#### What to work on:
Only a number is wanted: how many lines in these records contain the word "React"?

**** Supplied material ****

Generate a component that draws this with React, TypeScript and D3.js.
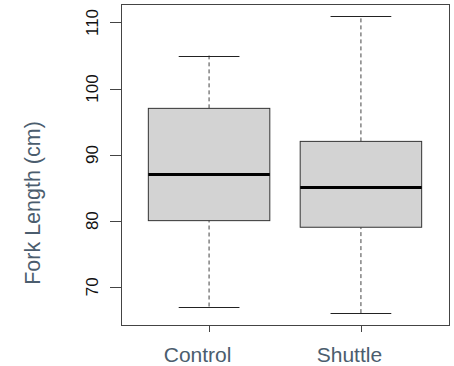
import React, { useEffect, useRef } from 'react';
import * as d3 from 'd3';

const groups = ['Control', 'Shuttle'];
const lowerWhisker = [67, 66];
const q1 = [80, 79];
const medians = [87, 85];
const q3 = [97, 92];
const upperWhisker = [105, 111];
const yTicks = [70, 80, 90, 100, 110];

export default function App() {
  const ref = useRef<SVGSVGElement | null>(null);

  useEffect(() => {
    const el = ref.current;
    if (!el) return;
    const svg = d3.select(el);
    svg.selectAll('*').remove();

    const left = 121, right = 449, top = 4, bottom = 325;
    const font = 'Liberation Sans, Arial, sans-serif';
    const slate = '#4b5d6e';

    // R style: range padded by 4% on each side
    const x = d3.scaleLinear().domain([0.42, 2.58]).range([left, right]);
    const y = d3.scaleLinear().domain([64.2, 112.8]).range([bottom, top]);

    const rows = groups.map((g, i) => ({
      name: g, pos: i + 1,
      lo: lowerWhisker[i], q1: q1[i], med: medians[i], q3: q3[i], hi: upperWhisker[i]
    }));

    const g = svg.append('g');

    // whiskers (dashed)
    g.selectAll('line.wl').data(rows).enter().append('line')
      .attr('x1', d => x(d.pos)).attr('x2', d => x(d.pos))
      .attr('y1', d => y(d.lo)).attr('y2', d => y(d.q1))
      .attr('stroke', '#444').attr('stroke-dasharray', '4,3');
    g.selectAll('line.wh').data(rows).enter().append('line')
      .attr('x1', d => x(d.pos)).attr('x2', d => x(d.pos))
      .attr('y1', d => y(d.q3)).attr('y2', d => y(d.hi))
      .attr('stroke', '#444').attr('stroke-dasharray', '4,3');

    // caps
    ['lo', 'hi'].forEach(k => {
      g.selectAll(`line.cap-${k}`).data(rows).enter().append('line')
        .attr('x1', d => x(d.pos - 0.2)).attr('x2', d => x(d.pos + 0.2))
        .attr('y1', (d: any) => Math.round(y(d[k])) + 0.5)
        .attr('y2', (d: any) => Math.round(y(d[k])) + 0.5)
        .attr('stroke', '#222');
    });

    // boxes
    g.selectAll('rect.box').data(rows).enter().append('rect')
      .attr('x', d => x(d.pos - 0.4))
      .attr('y', d => y(d.q3))
      .attr('width', d => x(d.pos + 0.4) - x(d.pos - 0.4))
      .attr('height', d => y(d.q1) - y(d.q3))
      .attr('fill', '#d3d3d3')
      .attr('stroke', '#333');

    // medians
    g.selectAll('line.med').data(rows).enter().append('line')
      .attr('x1', d => x(d.pos - 0.4)).attr('x2', d => x(d.pos + 0.4))
      .attr('y1', d => y(d.med)).attr('y2', d => y(d.med))
      .attr('stroke', '#000').attr('stroke-width', 3);

    // frame
    svg.append('rect')
      .attr('x', left + 0.5).attr('y', top + 0.5)
      .attr('width', right - left).attr('height', bottom - top)
      .attr('fill', 'none').attr('stroke', '#444');

    // y ticks
    yTicks.forEach(t => {
      const yy = Math.round(y(t)) + 0.5;
      svg.append('line')
        .attr('x1', left - 11).attr('x2', left).attr('y1', yy).attr('y2', yy)
        .attr('stroke', '#444');
      svg.append('text')
        .attr('transform', `translate(98,${y(t)}) rotate(-90)`)
        .attr('text-anchor', 'middle')
        .attr('font-family', font).attr('font-size', 17)
        .attr('fill', '#111')
        .text(t);
    });

    // x ticks and labels (labels sit a little left of the ticks, as in the original)
    rows.forEach(d => {
      const xx = Math.round(x(d.pos)) + 0.5;
      svg.append('line')
        .attr('x1', xx).attr('x2', xx).attr('y1', bottom).attr('y2', bottom + 7)
        .attr('stroke', '#444');
      svg.append('text')
        .attr('x', x(d.pos) - 11.5).attr('y', 361.5)
        .attr('text-anchor', 'middle')
        .attr('font-family', font).attr('font-size', 21)
        .attr('fill', slate)
        .text(d.name);
    });

    // y title
    svg.append('text')
      .attr('transform', `translate(40,${203}) rotate(-90)`)
      .attr('text-anchor', 'middle')
      .attr('font-family', font).attr('font-size', 21.5)
      .attr('fill', slate)
      .text('Fork Length (cm)');
  }, []);

  return (
    <svg ref={ref} width={454} height={366}
      style={{ position: 'absolute', left: 0, top: 0, background: '#fff' }} />
  );
}
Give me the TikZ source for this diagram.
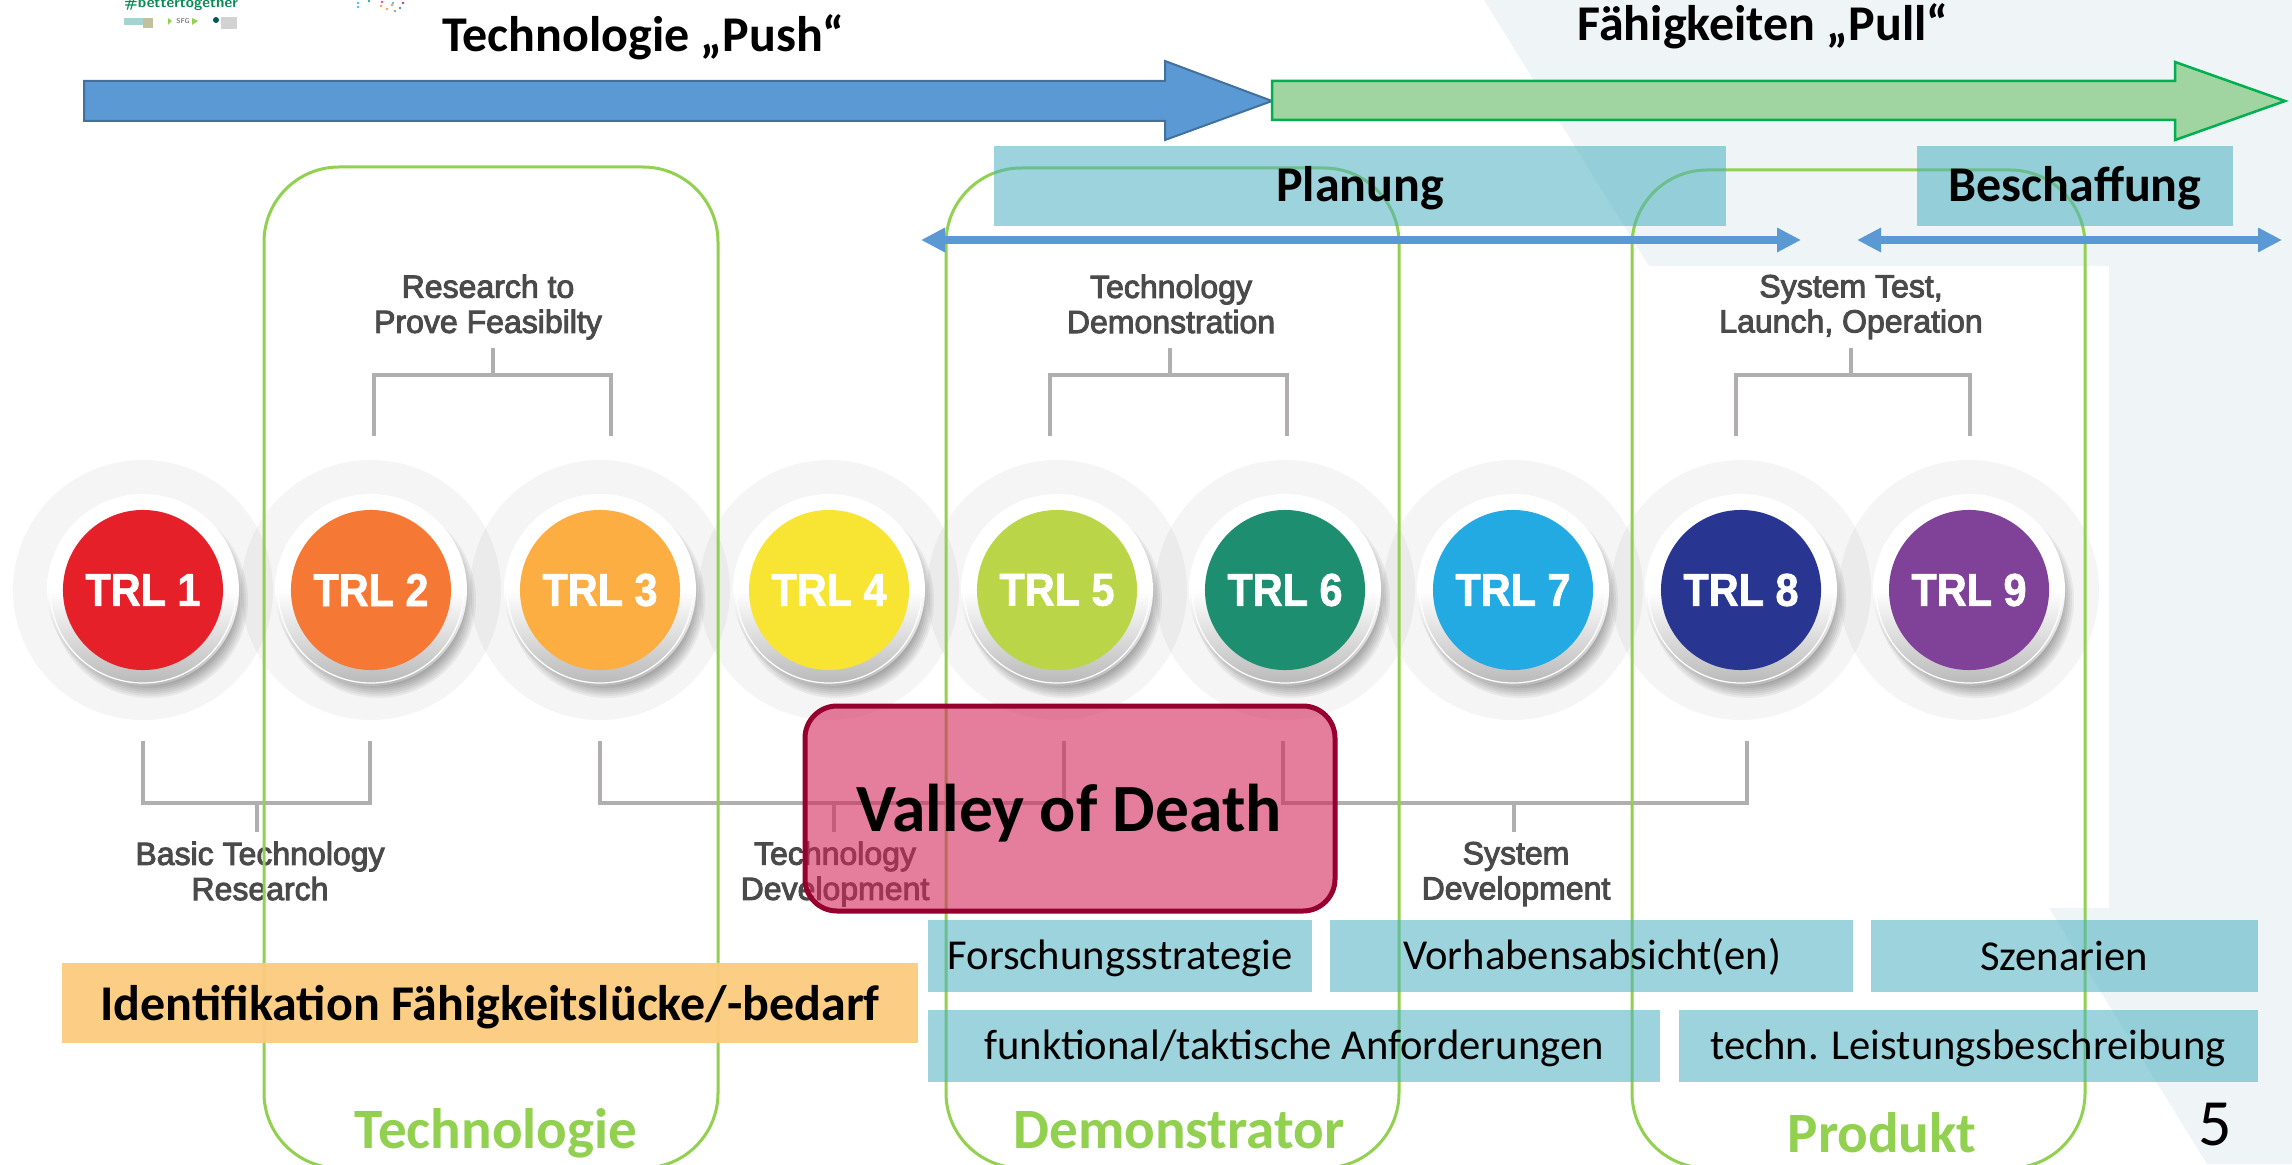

****

#### Solution to this exercise:
2